As hard as it was, I was happy to call Canada my home. I had always wanted to live there and had admired the trees, mountains and rivers that I saw and read about in books. Eventually we moved to North Vancouver, one of the most beautiful places in the world, and there I started a licensed daycare in my house, and we began our lives again. Since then, I have taught at least a thousand children. I retired in 1997, at the age of 67, still living in North Vancouver, British Columbia. Our children now live all over the continent, and all five of them went to University. I am very proud of their accomplishments.
When my family first came to North America, there were few of us, and Indian cuisine was not popular. It was difficult to find the correct ingredients, and we had to improvise, altering recipes to be more flexible and even more practical.
My children now began to call home to ask for recipes. My youngest daughter, for instance, made chicken curry for the first time just after she arrived in Oregon. She called me and asked, “Mum how do you make your curry brown—mine is red?” The answer was simple, “Cook the onions longer next time.” But the instructions had to be given long-distance.

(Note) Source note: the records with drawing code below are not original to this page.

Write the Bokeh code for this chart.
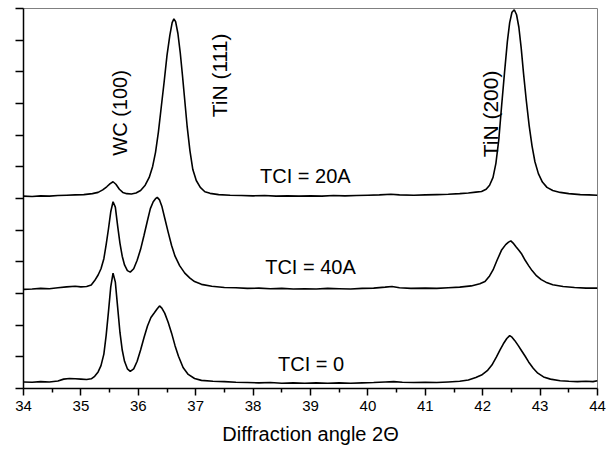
import math
from bokeh.plotting import figure
from bokeh.models import Range1d, FixedTicker, Label, CustomJSTickFormatter
from bokeh.embed import file_html
from bokeh.resources import INLINE

# ---------------- data ----------------
x_tci0 = [34.00, 34.15, 34.30, 34.45, 34.60, 34.70, 34.80, 34.90, 35.00, 35.10,
          35.18, 35.24, 35.30, 35.35, 35.40, 35.44, 35.48, 35.52, 35.56, 35.60,
          35.64, 35.68, 35.72, 35.76, 35.81, 35.86, 35.92, 35.98, 36.04, 36.10,
          36.16, 36.22, 36.28, 36.33, 36.37, 36.41, 36.46, 36.52, 36.58, 36.64,
          36.70, 36.78, 36.87, 36.98, 37.10, 37.30, 37.50, 37.70, 37.90, 38.10,
          38.30, 38.50, 38.70, 38.90, 39.10, 39.30, 39.50, 39.70, 39.90, 40.10,
          40.30, 40.45, 40.60, 40.80, 41.00, 41.20, 41.40, 41.60, 41.75, 41.88,
          41.98, 42.08, 42.16, 42.24, 42.30, 42.36, 42.42, 42.47, 42.51, 42.56,
          42.62, 42.68, 42.74, 42.80, 42.88, 42.96, 43.06, 43.18, 43.35, 43.50,
          43.65, 43.80, 43.92, 44.00]
y_tci0 = [0.06, 0.05, 0.07, 0.06, 0.09, 0.15, 0.17, 0.16, 0.15, 0.14,
          0.16, 0.24, 0.38, 0.58, 0.95, 1.55, 2.30, 3.10, 3.54, 3.25,
          2.45, 1.65, 1.08, 0.72, 0.48, 0.40, 0.48, 0.72, 1.08, 1.48,
          1.85, 2.12, 2.27, 2.40, 2.49, 2.42, 2.26, 1.97, 1.62, 1.22,
          0.88, 0.52, 0.30, 0.17, 0.11, 0.08, 0.07, 0.05, 0.04, 0.03,
          0.04, 0.02, 0.03, 0.02, 0.03, 0.02, 0.03, 0.02, 0.03, 0.04,
          0.06, 0.07, 0.05, 0.04, 0.05, 0.04, 0.06, 0.08, 0.12, 0.20,
          0.28, 0.42, 0.60, 0.86, 1.08, 1.28, 1.45, 1.54, 1.49, 1.38,
          1.22, 1.05, 0.88, 0.70, 0.50, 0.34, 0.22, 0.15, 0.10, 0.08,
          0.07, 0.08, 0.07, 0.10]

x_tci40 = [34.00, 34.15, 34.30, 34.45, 34.60, 34.75, 34.90, 35.00, 35.10, 35.18,
           35.24, 35.30, 35.35, 35.40, 35.44, 35.48, 35.52, 35.56, 35.60, 35.64,
           35.68, 35.72, 35.76, 35.81, 35.86, 35.92, 35.98, 36.04, 36.10, 36.16,
           36.21, 36.26, 36.30, 36.33, 36.37, 36.41, 36.46, 36.52, 36.58, 36.64,
           36.72, 36.81, 36.90, 36.98, 37.10, 37.28, 37.50, 37.70, 37.90, 38.10,
           38.30, 38.50, 38.70, 38.90, 39.10, 39.30, 39.50, 39.70, 39.90, 40.10,
           40.30, 40.42, 40.55, 40.75, 41.00, 41.20, 41.40, 41.60, 41.80, 41.95,
           42.04, 42.12, 42.18, 42.25, 42.33, 42.40, 42.45, 42.49, 42.53, 42.58,
           42.63, 42.68, 42.74, 42.80, 42.86, 42.94, 43.02, 43.10, 43.22, 43.40,
           43.60, 43.80, 44.00]
y_tci40 = [3.02, 3.03, 3.05, 3.04, 3.07, 3.10, 3.12, 3.10, 3.11, 3.16,
           3.30, 3.48, 3.68, 4.00, 4.45, 4.95, 5.50, 5.82, 5.65, 5.05,
           4.50, 4.08, 3.80, 3.62, 3.57, 3.68, 3.95, 4.30, 4.75, 5.22,
           5.60, 5.82, 5.92, 5.96, 5.88, 5.68, 5.30, 4.85, 4.42, 4.08,
           3.78, 3.54, 3.38, 3.27, 3.18, 3.12, 3.08, 3.07, 3.05, 3.06,
           3.04, 3.05, 3.03, 3.04, 3.03, 3.05, 3.04, 3.03, 3.05, 3.06,
           3.09, 3.11, 3.07, 3.05, 3.06, 3.05, 3.07, 3.09, 3.13, 3.20,
           3.27, 3.45, 3.64, 3.95, 4.28, 4.45, 4.53, 4.57, 4.50, 4.38,
           4.27, 4.15, 3.95, 3.78, 3.62, 3.45, 3.33, 3.25, 3.17, 3.11,
           3.08, 3.06, 3.06]

x_tci20 = [34.00, 34.15, 34.30, 34.45, 34.60, 34.75, 34.90, 35.05, 35.20, 35.30,
           35.38, 35.45, 35.51, 35.56, 35.61, 35.67, 35.73, 35.80, 35.88, 35.96,
           36.04, 36.12, 36.19, 36.25, 36.30, 36.35, 36.40, 36.45, 36.50, 36.55,
           36.59, 36.62, 36.65, 36.69, 36.73, 36.77, 36.81, 36.85, 36.90, 36.95,
           37.01, 37.08, 37.16, 37.25, 37.40, 37.60, 37.80, 38.00, 38.20, 38.40,
           38.60, 38.80, 39.00, 39.20, 39.40, 39.60, 39.80, 40.00, 40.20, 40.40,
           40.55, 40.80, 41.00, 41.20, 41.40, 41.60, 41.75, 41.88, 41.98, 42.06,
           42.12, 42.18, 42.23, 42.28, 42.33, 42.38, 42.43, 42.47, 42.51, 42.55,
           42.59, 42.63, 42.67, 42.71, 42.76, 42.81, 42.86, 42.91, 42.97, 43.04,
           43.12, 43.22, 43.35, 43.50, 43.70, 43.85, 44.00]
y_tci20 = [6.00, 5.99, 6.01, 6.00, 6.02, 6.03, 6.04, 6.05, 6.08, 6.12,
           6.20, 6.30, 6.40, 6.46, 6.38, 6.22, 6.12, 6.08, 6.07, 6.10,
           6.18, 6.35, 6.60, 6.95, 7.40, 8.05, 8.85, 9.65, 10.50, 11.15,
           11.55, 11.67, 11.58, 11.20, 10.60, 9.85, 9.05, 8.25, 7.45, 6.85,
           6.50, 6.28, 6.14, 6.09, 6.05, 6.03, 6.02, 6.01, 6.02, 6.00,
           6.01, 6.00, 6.01, 6.00, 6.02, 6.01, 6.02, 6.03, 6.04, 6.06,
           6.04, 6.03, 6.04, 6.05, 6.06, 6.08, 6.10, 6.13, 6.15, 6.22,
           6.35, 6.60, 7.05, 7.80, 8.90, 9.95, 10.95, 11.55, 11.88, 11.96,
           11.80, 11.40, 10.75, 9.95, 9.05, 8.25, 7.60, 7.10, 6.72, 6.45,
           6.28, 6.18, 6.12, 6.08, 6.05, 6.04, 6.03]

x_ticks = [34, 35, 36, 37, 38, 39, 40, 41, 42, 43, 44]
x_minor = [34.5, 35.5, 36.5, 37.5, 38.5, 39.5, 40.5, 41.5, 42.5, 43.5]

peak_labels = ["WC (100)", "TiN (111)", "TiN (200)"]
curve_labels = ["TCI = 20A", "TCI = 40A", "TCI = 0"]
x_title = "Diffraction angle 2\u0398"

# ---------------- figure ----------------
FONT = "Liberation Sans"
Y0, Y1 = -0.15, 12.0

p = figure(width=606, height=450, output_backend="svg", toolbar_location=None,
           x_range=Range1d(34, 44), y_range=Range1d(Y0, Y1),
           min_border_left=23, min_border_right=9, min_border_top=8,
           min_border_bottom=62, background_fill_color="white",
           border_fill_color="white")
p.grid.visible = False
p.outline_line_color = "#808080"
p.outline_line_width = 1

for xs, ys in [(x_tci0, y_tci0), (x_tci40, y_tci40), (x_tci20, y_tci20)]:
    p.line(xs, ys, line_color="black", line_width=1.6)

# x axis
xa = p.xaxis[0]
xa.ticker = FixedTicker(ticks=x_ticks, minor_ticks=x_minor)
xa.axis_line_width = 1.5
xa.axis_line_color = "black"
xa.major_tick_in = 0
xa.major_tick_out = 7
xa.minor_tick_in = 0
xa.minor_tick_out = 4
xa.major_tick_line_width = 1.5
xa.minor_tick_line_width = 1.5
xa.major_label_text_font = FONT
xa.major_label_text_font_size = "15px"
xa.major_label_text_color = "black"
xa.major_label_text_line_height = 1.0
xa.major_label_standoff = 5
xa.axis_label = x_title
xa.axis_label_text_font = FONT
xa.axis_label_text_font_size = "20px"
xa.axis_label_text_font_style = "normal"
xa.axis_label_text_color = "black"
xa.axis_label_text_line_height = 1.0
xa.axis_label_standoff = 9

# y axis: ticks only
ya = p.yaxis[0]
ya.ticker = FixedTicker(ticks=[Y0 + i * (Y1 - Y0) / 12 for i in range(13)], minor_ticks=[])
ya.formatter = CustomJSTickFormatter(code="return '';")
ya.axis_line_width = 1.5
ya.axis_line_color = "black"
ya.major_tick_in = 0
ya.major_tick_out = 8
ya.major_tick_line_width = 1.5
ya.major_label_standoff = 0

# rotated peak labels (x = baseline position, y = centre)
for txt, lx, ly, fs in zip(peak_labels, [35.68, 37.41, 42.14], [8.66, 9.86, 8.63],
                           ["20px", "21px", "21px"]):
    p.add_layout(Label(x=lx, y=ly, text=txt, angle=math.pi / 2, angle_units="rad",
                       text_align="center", text_baseline="alphabetic",
                       text_font=FONT, text_font_size=fs, text_color="black"))

for txt, lx, ly in zip(curve_labels, [38.91, 39.00, 39.01], [6.63, 3.73, 0.62]):
    p.add_layout(Label(x=lx, y=ly, text=txt, text_align="center",
                       text_baseline="alphabetic", text_font=FONT,
                       text_font_size="20px", text_color="black"))

open("out.html", "w").write(file_html(p, INLINE))
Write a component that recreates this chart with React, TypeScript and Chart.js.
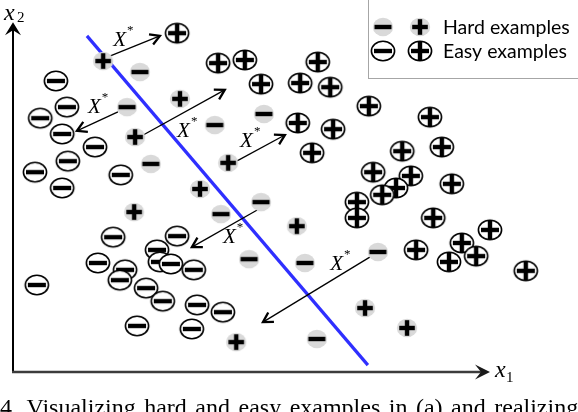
import React, { useEffect, useRef } from "react";
import { Chart, registerables } from "chart.js";

Chart.register(...registerables);

type P = [number, number];

// feature space x1 (0..100) / x2 (0..100)
const hardPlus: P[] = [
  [18.9, 90.4], [35.0, 79.4], [25.6, 68.3], [45.1, 60.8], [39.2, 53.2],
  [25.4, 46.5], [59.5, 42.4], [73.8, 18.6], [82.6, 12.8], [46.8, 8.7],
];
const hardMinus: P[] = [
  [26.6, 87.2], [23.9, 77.0], [52.6, 75.0], [42.3, 71.8], [28.9, 60.5],
  [52.0, 49.4], [43.6, 45.9], [49.5, 32.8], [61.2, 31.7], [76.5, 34.9], [63.7, 9.6],
];
const easyPlus: P[] = [
  [34.4, 98.5], [43.0, 89.8], [48.6, 90.7], [52.0, 83.7], [63.9, 90.1],
  [60.2, 84.0], [66.5, 82.8], [74.6, 77.3], [59.7, 72.4], [67.1, 70.6],
  [62.7, 63.7], [87.4, 74.1], [89.9, 65.4], [81.6, 64.2], [75.5, 58.1],
  [83.4, 57.0], [80.3, 53.5], [77.4, 51.5], [72.1, 49.4], [72.1, 44.8],
  [92.0, 54.7], [88.1, 44.8], [100.0, 41.3], [94.1, 37.5], [84.5, 35.5],
  [97.1, 33.7], [91.4, 32.0], [107.5, 29.4],
];
const easyMinus: P[] = [
  [9.0, 84.6], [11.3, 77.0], [5.7, 73.8], [10.3, 69.2], [17.2, 65.4],
  [11.5, 61.3], [4.6, 58.1], [10.3, 53.5], [22.6, 57.3], [21.0, 39.2],
  [34.4, 39.5], [30.2, 35.5], [17.8, 31.7], [30.8, 32.0], [33.1, 31.4],
  [23.5, 29.7], [22.4, 26.7], [37.9, 29.7], [5.0, 25.3], [27.9, 24.4],
  [31.4, 20.6], [38.6, 19.5], [44.0, 17.4], [26.0, 13.4], [37.5, 12.5],
];
const boundary: P[] = [[15.5, 97.7], [74.4, 2.0]];
const arrowFrom: P[] = [[19.9, 91.6], [22.0, 75.6], [27.3, 68.9], [46.5, 61.0], [51.2, 47.1], [74.8, 33.4]];
const arrowTo: P[] = [[30.8, 97.7], [13.4, 70.1], [44.4, 82.0], [57.0, 68.9], [37.5, 36.3], [52.4, 14.5]];
const arrowLabelAt: P[] = [[21.0, 94.8], [15.7, 75.3], [34.4, 68.3], [47.6, 65.4], [44.0, 37.5], [66.5, 29.7]];
const arrowLabel = "X";
const arrowLabelSup = "*";
const legendLabels = ["Hard examples", "Easy examples"];
const axisNames = ["x", "x"];
const axisSubs = ["1", "2"];
const captionLead = "Fig.";
const captionWords = ["4.", "Visualizing", "hard", "and", "easy", "examples", "in", "(a)", "and", "realizing"];

const X_MAX = 100;
const Y_MAX = 100;
const X_AXIS_END = 100;
const Y_AXIS_END = 101.7;

const toPts = (a: P[]) => a.map(([x, y]) => ({ x, y }));

function makeMarker(kind: "hard" | "easy", sign: "+" | "-"): HTMLCanvasElement {
  const c = document.createElement("canvas");
  const w = kind === "easy" ? 28 : 24;
  const h = kind === "easy" ? 24 : 22;
  c.width = w;
  c.height = h;
  const ctx = c.getContext("2d")!;
  const cx = w / 2;
  const cy = h / 2;
  ctx.beginPath();
  if (kind === "easy") {
    ctx.ellipse(cx, cy, 11.6, 9.8, 0, 0, Math.PI * 2);
    ctx.fillStyle = "#fff";
    ctx.fill();
    ctx.lineWidth = 1.6;
    ctx.strokeStyle = "#000";
    ctx.stroke();
  } else {
    ctx.ellipse(cx, cy, 10.2, 9.2, 0, 0, Math.PI * 2);
    ctx.fillStyle = "#d9d9d9";
    ctx.fill();
  }
  ctx.fillStyle = "#000";
  const t = 4.4;
  const half = kind === "easy" ? 9 : sign === "-" ? 8.5 : 7.8;
  ctx.fillRect(cx - half, cy - t / 2, half * 2, t);
  if (sign === "+") {
    const vh = kind === "easy" ? 9.6 : 7.8;
    ctx.fillRect(cx - t / 2, cy - vh, t, vh * 2);
  }
  return c;
}

function stealth(ctx: CanvasRenderingContext2D, tx: number, ty: number, a: number, L: number, W: number, N: number) {
  const dx = Math.cos(a), dy = Math.sin(a);
  const nx = -dy, ny = dx;
  ctx.beginPath();
  ctx.moveTo(tx, ty);
  ctx.lineTo(tx - L * dx + W * nx, ty - L * dy + W * ny);
  ctx.lineTo(tx - N * dx, ty - N * dy);
  ctx.lineTo(tx - L * dx - W * nx, ty - L * dy - W * ny);
  ctx.closePath();
  ctx.fill();
}

export default function App() {
  const ref = useRef<HTMLCanvasElement>(null);

  useEffect(() => {
    const canvas = ref.current!;
    const m = {
      hp: makeMarker("hard", "+"),
      hm: makeMarker("hard", "-"),
      ep: makeMarker("easy", "+"),
      em: makeMarker("easy", "-"),
    };

    const markerDs = (label: string, pts: P[], img: HTMLCanvasElement) => ({
      label,
      data: toPts(pts),
      pointStyle: img,
      pointRadius: 40,
      pointHoverRadius: 40,
      showLine: false,
      clip: false,
      order: 0,
    });

    const datasets: any[] = [
      markerDs("Easy −", easyMinus, m.em),
      markerDs("Easy +", easyPlus, m.ep),
      markerDs("Hard −", hardMinus, m.hm),
      markerDs("Hard +", hardPlus, m.hp),
      ...arrowFrom.map((f, i) => ({
        label: "arrow" + i,
        data: toPts([f, arrowTo[i]]),
        showLine: true,
        borderColor: "#000",
        borderWidth: 1.3,
        pointRadius: 0,
        clip: false,
        order: 1,
        isArrow: true,
      })),
      {
        label: "boundary",
        data: toPts(boundary),
        showLine: true,
        borderColor: "#2f2fff",
        borderWidth: 3.2,
        pointRadius: 0,
        clip: false,
        order: 2,
      },
    ];

    const decor = {
      id: "decor",
      beforeDatasetsDraw(chart: any) {
        const { ctx } = chart;
        const xs = chart.scales.x, ys = chart.scales.y;
        const x0 = xs.getPixelForValue(0), y0 = ys.getPixelForValue(0);
        const xEnd = xs.getPixelForValue(X_AXIS_END), yEnd = ys.getPixelForValue(Y_AXIS_END);
        ctx.save();
        ctx.strokeStyle = "#000";
        ctx.fillStyle = "#000";
        ctx.lineWidth = 2;
        ctx.beginPath();
        ctx.moveTo(x0, y0 + 1);
        ctx.lineTo(x0, yEnd + 6);
        ctx.stroke();
        stealth(ctx, x0, yEnd, -Math.PI / 2, 13, 8, 8);
        ctx.strokeStyle = "#3c3c3c";
        ctx.fillStyle = "#1a1a1a";
        ctx.lineWidth = 2.6;
        ctx.beginPath();
        ctx.moveTo(x0 - 1, y0);
        ctx.lineTo(xEnd - 6, y0);
        ctx.stroke();
        stealth(ctx, xEnd, y0, 0, 15, 7.5, 9);
        ctx.restore();
      },
      afterDatasetsDraw(chart: any) {
        const { ctx } = chart;
        const xs = chart.scales.x, ys = chart.scales.y;
        ctx.save();
        // arrowheads
        chart.data.datasets.forEach((ds: any, i: number) => {
          if (!ds.isArrow) return;
          const meta = chart.getDatasetMeta(i);
          const p0 = meta.data[0], p1 = meta.data[1];
          const a = Math.atan2(p1.y - p0.y, p1.x - p0.x);
          const L = 11, th = (30 * Math.PI) / 180;
          ctx.strokeStyle = "#000";
          ctx.lineWidth = 2.3;
          ctx.lineJoin = "miter";
          ctx.beginPath();
          ctx.moveTo(p1.x - L * Math.cos(a - th), p1.y - L * Math.sin(a - th));
          ctx.lineTo(p1.x, p1.y);
          ctx.lineTo(p1.x - L * Math.cos(a + th), p1.y - L * Math.sin(a + th));
          ctx.stroke();
        });
        // X* labels
        ctx.fillStyle = "#000";
        ctx.textBaseline = "alphabetic";
        ctx.textAlign = "left";
        arrowLabelAt.forEach(([vx, vy]) => {
          const px = xs.getPixelForValue(vx), py = ys.getPixelForValue(vy);
          ctx.font = 'italic 21px "Liberation Serif"';
          ctx.fillText(arrowLabel, px, py);
          const w = ctx.measureText(arrowLabel).width;
          ctx.font = '13px "Liberation Serif"';
          ctx.fillText(arrowLabelSup, px + w + 1, py - 12);
        });
        // axis labels
        const x0 = xs.getPixelForValue(0), y0 = ys.getPixelForValue(0);
        const xEnd = xs.getPixelForValue(X_AXIS_END), yEnd = ys.getPixelForValue(Y_AXIS_END);
        ctx.font = 'italic 24px "Liberation Serif"';
        ctx.fillText(axisNames[0], xEnd + 5, y0 + 5);
        ctx.fillText(axisNames[1], x0 - 9, yEnd - 2);
        ctx.font = '15px "Liberation Serif"';
        ctx.fillText(axisSubs[0], xEnd + 16, y0 + 10);
        ctx.fillText(axisSubs[1], x0 + 4, yEnd);
        // legend
        ctx.strokeStyle = "#a6a6a6";
        ctx.lineWidth = 1;
        ctx.strokeRect(368.5, -2, 220, 80.5);
        const rows = [
          [m.hm, m.hp, legendLabels[0], 27],
          [m.em, m.ep, legendLabels[1], 51],
        ] as const;
        rows.forEach(([a, b, text, cy]) => {
          ctx.drawImage(a, 383 - a.width / 2, cy - a.height / 2);
          ctx.drawImage(b, 420 - b.width / 2, cy - b.height / 2);
          ctx.fillStyle = "#000";
          ctx.font = '19.5px Lato';
          ctx.fillText(text, 443, cy + 7);
        });
        // caption (cut off by the bottom edge)
        ctx.font = '24px "Liberation Serif"';
        const gap = 8.5;
        ctx.fillText(captionLead, -ctx.measureText(captionLead).width - gap, 415);
        let cx = 0;
        captionWords.forEach((wd) => {
          ctx.fillText(wd, cx, 415);
          cx += ctx.measureText(wd).width + gap;
        });
        ctx.restore();
      },
    };

    const chart = new Chart(canvas, {
      type: "scatter",
      data: { datasets },
      options: {
        animation: false,
        responsive: false,
        events: [],
        layout: { autoPadding: false, padding: { left: 13, top: 28, right: 88, bottom: 40 } },
        scales: {
          x: { type: "linear", min: 0, max: X_MAX, display: false },
          y: { type: "linear", min: 0, max: Y_MAX, display: false },
        },
        plugins: { legend: { display: false }, tooltip: { enabled: false } },
      },
      plugins: [decor],
    } as any);
    return () => chart.destroy();
  }, []);

  return (
    <div style={{ position: "fixed", left: 0, top: 0, width: 578, height: 412, background: "#fff" }}>
      <canvas ref={ref} width={578} height={412} style={{ width: 578, height: 412 }} />
    </div>
  );
}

Today, my children and grandchildren often ask me how to cook various dishes, and they have been requesting a legacy of fast, tasty recipes that embody the meanderings of our diaspora. I have spent four years on this cookbook, working out the measurements and accurately noting the best cooking methods. It has been an enjoyable but frustrating experience because I had learned to cook by feel, smell, color, texture and the look of the dish. We used to pour the ingredients into the palms of our hands or the lid of the container, sensing the right amount while adjusting for the likes and dislikes of the guests. I must admit that the most difficult part about writing this book has been developing exact measurements.
When we were refining and testing these recipes my daughter, Muneera, and I would often cook in the early morning. Then we would invite friends and acquaintances to come to the house and try the recipes while we observed. We made note of questions and did taste tests to ensure the consistencies of flavor, texture, color and aroma of each dish. Laughter filled the house, taking me back to the joyful days in South Africa with my grandfather and cousins.
Writing this book has been a labor of love, helping me rediscover the recipes that nourished my family. It has encouraged me to invite old memories and relish new thoughts. With each recipe I remember a person, a story and a feeling, In this book I see so many colors, smell the spices, hear the laughter, and I feel the tears and the challenges that have made me who I am today. I remember my father’s response to my request for flight lessons, when I wanted to be a pilot: “Lella, you learn how to pilot your pots and pans!” And here I am actually doing it. But most importantly I realize that the dishes form a bridge from my past to my grandchildren.
Now these recipes will be a bridge to you and your families, too. I look forward to sharing these tasty, quick dishes with you. Enjoy forming your own memories over these meals.